Steve-O| 10.21.10 @ 4:08PM

"baseball is dying" because 0.7% fewer TV sets were tuned into Game 3 of the American League Championship Series between the New York Yankees and Texas Rangers than Monday Night Football."

If that game had been on a broadcast network or on ESPN, the ratings would have been much better. That is not because TBS does a poor job (I will take the understated John Smoltz over Tim McCarver any day), but because they are down on the cable food chain. I live in Nashville and have season tickets to see the Titans, and spent more time watching the ALCS than my team on MNF.

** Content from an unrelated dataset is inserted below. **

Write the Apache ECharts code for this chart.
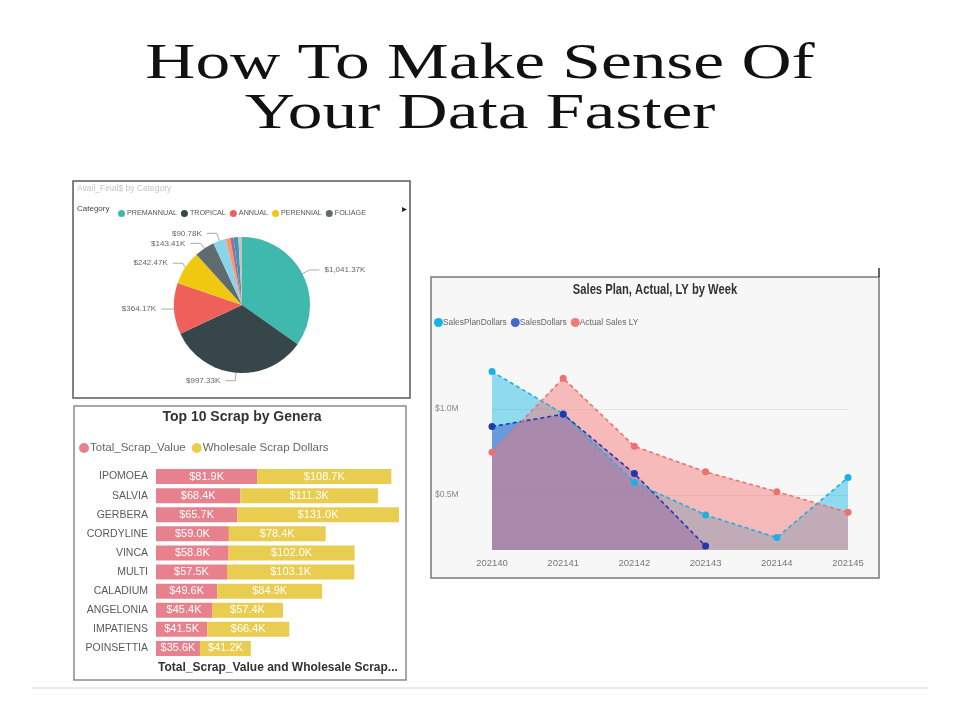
<!DOCTYPE html>
<html>
<head>
<meta charset="utf-8">
<script src="https://cdn.jsdelivr.net/npm/echarts@6/dist/echarts.min.js"></script>
<style>
  html, body { margin: 0; padding: 0; background: #fff; }
  #main { width: 960px; height: 720px; }
</style>
</head>
<body>
<div id="main"></div>
<script>
// pie: Avail_Final$ by Category (values in K$)
var categoryNames = ['PREMANNUAL', 'TROPICAL', 'ANNUAL', 'PERENNIAL', 'FOLIAGE', 'HOUSEPLANT', 'BULB', 'HERB', 'VEGETABLE', 'SUCCULENT'];
var categoryValues = [1041.37, 997.33, 364.17, 242.47, 143.41, 90.78, 32, 24, 34, 26];
var categoryColors = ['#3FB8AD', '#374649', '#F0605A', '#F0C810', '#5F6B6D', '#8AD4EB', '#FE9666', '#A66999', '#3599B8', '#C9C0C0'];

// bars: Top 10 Scrap by Genera (K$)
var genera = ['IPOMOEA', 'SALVIA', 'GERBERA', 'CORDYLINE', 'VINCA', 'MULTI', 'CALADIUM', 'ANGELONIA', 'IMPATIENS', 'POINSETTIA'];
var scrapValue = [81.9, 68.4, 65.7, 59.0, 58.8, 57.5, 49.6, 45.4, 41.5, 35.6];
var wholesaleScrap = [108.7, 111.3, 131.0, 78.4, 102.0, 103.1, 84.9, 57.4, 66.4, 41.2];

// area: Sales Plan, Actual, LY by Week (M$)
var weeks = ['202140', '202141', '202142', '202143', '202144', '202145'];
var salesPlan = [1.217, 0.971, 0.572, 0.384, 0.252, 0.601];
var salesDollars = [0.897, 0.969, 0.624, 0.203, null, null];
var salesLY = [0.748, 1.178, 0.783, 0.634, 0.519, 0.399];

var sans = '"Liberation Sans", Arial, sans-serif';
var serif = '51px "Liberation Serif", "Times New Roman", serif';

var chart = echarts.init(document.getElementById('main'));

var pieData = categoryNames.map(function (n, i) {
  var d = { name: n, value: categoryValues[i], itemStyle: { color: categoryColors[i] } };
  if (i > 5) { d.label = { show: false }; d.labelLine = { show: false }; }
  return d;
});

function kFmt(v) {
  var s = v.toFixed(2).split('.');
  s[0] = s[0].replace(/\B(?=(\d{3})+(?!\d))/g, ',');
  return '$' + s.join('.') + 'K';
}

function areaSeries(name, data, color, opacity) {
  return {
    name: name, type: 'line', data: data, z: 1,
    xAxisIndex: 1, yAxisIndex: 1,
    symbol: 'none', lineStyle: { width: 0 },
    itemStyle: { color: color },
    areaStyle: { color: color, opacity: opacity, origin: 'start' },
    silent: true
  };
}
function lineSeries(name, data, color) {
  return {
    name: name, type: 'line', data: data, z: 3,
    xAxisIndex: 1, yAxisIndex: 1,
    symbol: 'circle', symbolSize: 7,
    itemStyle: { color: color },
    lineStyle: { color: color, width: 1.6, type: [4, 3] }
  };
}

// faint gridlines behind the areas
var gridLines = {
  name: 'grid', type: 'line', data: [], z: 0, xAxisIndex: 1, yAxisIndex: 1,
  markLine: {
    silent: true, symbol: 'none', label: { show: false }, z: 0,
    lineStyle: { color: '#e4e4e4', type: 'solid', width: 1 },
    data: [{ yAxis: 0.5 }, { yAxis: 1.0 }]
  }
};

var option = {
  animation: false,
  textStyle: { fontFamily: sans },
  graphic: [
    { type: 'text', x: 480, y: 64.5, scaleX: 1.36, style: { text: 'How To Make Sense Of', font: serif, fill: '#111', align: 'center', verticalAlign: 'middle' } },
    { type: 'text', x: 480, y: 114.5, scaleX: 1.36, style: { text: 'Your Data Faster', font: serif, fill: '#111', align: 'center', verticalAlign: 'middle' } },

    // pie panel
    { type: 'rect', shape: { x: 73, y: 181, width: 337, height: 217 }, style: { fill: '#fff', stroke: '#5a5a5a', lineWidth: 1.5 }, z: -1 },
    { type: 'text', x: 77, y: 189, style: { text: 'Avail_Final$ by Category', font: '8.5px ' + sans, fill: '#c4c4c4', verticalAlign: 'middle' } },
    { type: 'text', x: 77, y: 209, style: { text: 'Category', font: '8px ' + sans, fill: '#444', verticalAlign: 'middle' } },
    { type: 'text', x: 404, y: 209, style: { text: '\u25B8', font: '10px sans-serif', fill: '#222', align: 'center', verticalAlign: 'middle' } },

    // bar panel
    { type: 'rect', shape: { x: 74, y: 406, width: 332, height: 274 }, style: { fill: '#fff', stroke: '#8a8a8a', lineWidth: 1.5 }, z: -1 },
    { type: 'text', x: 242, y: 417, style: { text: 'Top 10 Scrap by Genera', font: 'bold 14px ' + sans, fill: '#333', align: 'center', verticalAlign: 'middle' } },
    { type: 'text', x: 158, y: 668, style: { text: 'Total_Scrap_Value and Wholesale Scrap...', font: 'bold 12px ' + sans, fill: '#333', verticalAlign: 'middle' } },

    // line panel
    { type: 'rect', shape: { x: 431, y: 277, width: 448, height: 301 }, style: { fill: '#f7f7f7', stroke: '#7a7a7a', lineWidth: 1.5 }, z: -1 },
    { type: 'line', shape: { x1: 879, y1: 268, x2: 879, y2: 277 }, style: { stroke: '#333', lineWidth: 1.5 } },
    { type: 'text', x: 655, y: 290, scaleX: 0.8, style: { text: 'Sales Plan, Actual, LY by Week', font: 'bold 14px ' + sans, fill: '#333', align: 'center', verticalAlign: 'middle' } },

    // separator at the bottom
    { type: 'line', shape: { x1: 32, y1: 688, x2: 928, y2: 688 }, style: { stroke: '#d6d6d6', lineWidth: 1 } }
  ],
  legend: [
    {
      data: categoryNames.slice(0, 5), left: 113, top: 205, icon: 'circle',
      itemWidth: 7, itemHeight: 7, itemGap: 4,
      textStyle: { fontSize: 7.2, color: '#555', padding: [0, 0, 0, -3] }
    },
    {
      data: ['Total_Scrap_Value', 'Wholesale Scrap Dollars'], left: 74, top: 437, icon: 'circle',
      itemWidth: 10, itemHeight: 10, itemGap: 6,
      textStyle: { fontSize: 11.5, color: '#666', padding: [0, 0, 0, -4] }
    },
    {
      data: ['SalesPlanDollars', 'SalesDollars', 'Actual Sales LY'], left: 429, top: 313, icon: 'circle',
      itemWidth: 9, itemHeight: 9, itemGap: 4,
      textStyle: { fontSize: 8.4, color: '#666', padding: [0, 0, 0, -5] }
    }
  ],
  grid: [
    { left: 156, top: 467, width: 247, height: 191 },
    { left: 492, top: 340, width: 356, height: 210 }
  ],
  xAxis: [
    { gridIndex: 0, type: 'value', min: 0, max: 200, show: false },
    {
      gridIndex: 1, type: 'category', data: weeks, boundaryGap: false,
      axisLine: { show: false }, axisTick: { show: false },
      axisLabel: { color: '#777', fontSize: 9.5, margin: 8 }
    }
  ],
  yAxis: [
    {
      gridIndex: 0, type: 'category', data: genera, inverse: true,
      axisLine: { show: false }, axisTick: { show: false },
      axisLabel: { color: '#5a5a5a', fontSize: 10.5, margin: 8 }
    },
    {
      gridIndex: 1, type: 'value', min: 0.18, max: 1.4,
      splitLine: { show: false }, axisLine: { show: false }, axisTick: { show: false },
      axisLabel: {
        customValues: [0.5, 1.0], color: '#888', fontSize: 8.5, align: 'left', margin: 57,
        formatter: function (v) { return '$' + v.toFixed(1) + 'M'; }
      }
    }
  ],
  series: [
    {
      type: 'pie', center: [242, 305], radius: 68, startAngle: 90,
      data: pieData,
      label: {
        color: '#666', fontSize: 8,
        formatter: function (p) { return kFmt(p.value); }
      },
      labelLine: { length: 8, length2: 10, lineStyle: { color: '#aaa', width: 1 } },
      emphasis: { disabled: true }
    },
    {
      name: 'Total_Scrap_Value', type: 'bar', stack: 'scrap', data: scrapValue,
      barWidth: 15, itemStyle: { color: '#E8818E' },
      label: { show: true, color: '#fff', fontSize: 11, formatter: function (p) { return '$' + p.value.toFixed(1) + 'K'; } }
    },
    {
      name: 'Wholesale Scrap Dollars', type: 'bar', stack: 'scrap', data: wholesaleScrap,
      barWidth: 15, itemStyle: { color: '#E8CD50' },
      label: { show: true, color: '#fff', fontSize: 11, formatter: function (p) { return '$' + p.value.toFixed(1) + 'K'; } }
    },
    gridLines,
    areaSeries('SalesPlanDollars', salesPlan, '#12B5E5', 0.45),
    areaSeries('SalesDollars', salesDollars, '#4568CC', 0.55),
    areaSeries('Actual Sales LY', salesLY, '#F57878', 0.48),
    lineSeries('SalesPlanDollars', salesPlan, '#1AB2E3'),
    lineSeries('SalesDollars', salesDollars, '#1F3AAE'),
    lineSeries('Actual Sales LY', salesLY, '#F07070')
  ]
};

chart.setOption(option);
</script>
</body>
</html>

Jennifer| 10.22.10 @ 1:17PM

The fact that the playoffs are on TBS and not on network or major cable networks says it all.

Bob K.| 10.21.10 @ 7:00PM

The reason for it is obvious.

Football is simpler to bet on. The result is a huge underground and untaxed economy. Legalize sports gambling! Now you can factor the money expended on it into the GPD. As long as it is illegal it's like trying to factor prostitution and the drug trade into the GDP!

Set up licensed betting parlors that can collect taxes per each transaction. Tax each bet as it is made and then tax the winnings. Keep records of wins for tax purposes. A bettor can register even today as a Professional Gambler with the IRS but must keep track of all bets, wins and losses to do so. Put unlicensed book makers in jail.

See how quickly Baseball becomes #1 again!

Tony in Central PA| 10.21.10 @ 9:09PM

I am in the Pittsburgh market and I remain continually astonished to see families pony up relatively exhorbitant amounts of entertainment money to watch a team lose and lose badly. Its a testimony to the enormous appeal of the game that the sport remains as popular as it is despite the best efforts of the league and owners to kill it.

Paul McGrath| 10.21.10 @ 11:35PM

The games are so long because there are about three minutes of comercials between every single inning. I went to the kitchen and made dinner between the top of the fifth and the bottom of the fifth in tonight's game. I ran back to the living room and McCarver hadn't even started yapping yet. Granted, it was a sandwich, but still. It ain't baseball's fault. It's . . . well, someone's.

Cyrel Nicolas | 10.22.10 @ 3:24AM

Whoa! Here in the Philippines, the most known sports is Baseball rather than football. For me, it is more enjoyable to play --to bat than to kick.

Richard Harris| 10.22.10 @ 10:13AM

Baseball is the best game devised by the brain of man. It is a team game made up of the individual acts of individual players. Only one member of the team can catch, throw, pitch or hit he ball at a time. Every player on the team is at one time or another in the spotlight, not like football players who can take time off if it is not their play. And it is not governed by a clock. As Yogi stated: :It ain't over till its over.

Edward Wagner| 10.28.10 @ 8:46PM

I agree that baseball's demise, or at least its demotion has been predicted at least since the rise of the NFL in the '60s but there seem to be decade-long cycles rise and decline. Right now I assume we are in a kind of post-BALCO hangover. it will pass. BTW, most of my enjoyment of baseball comes from the radio.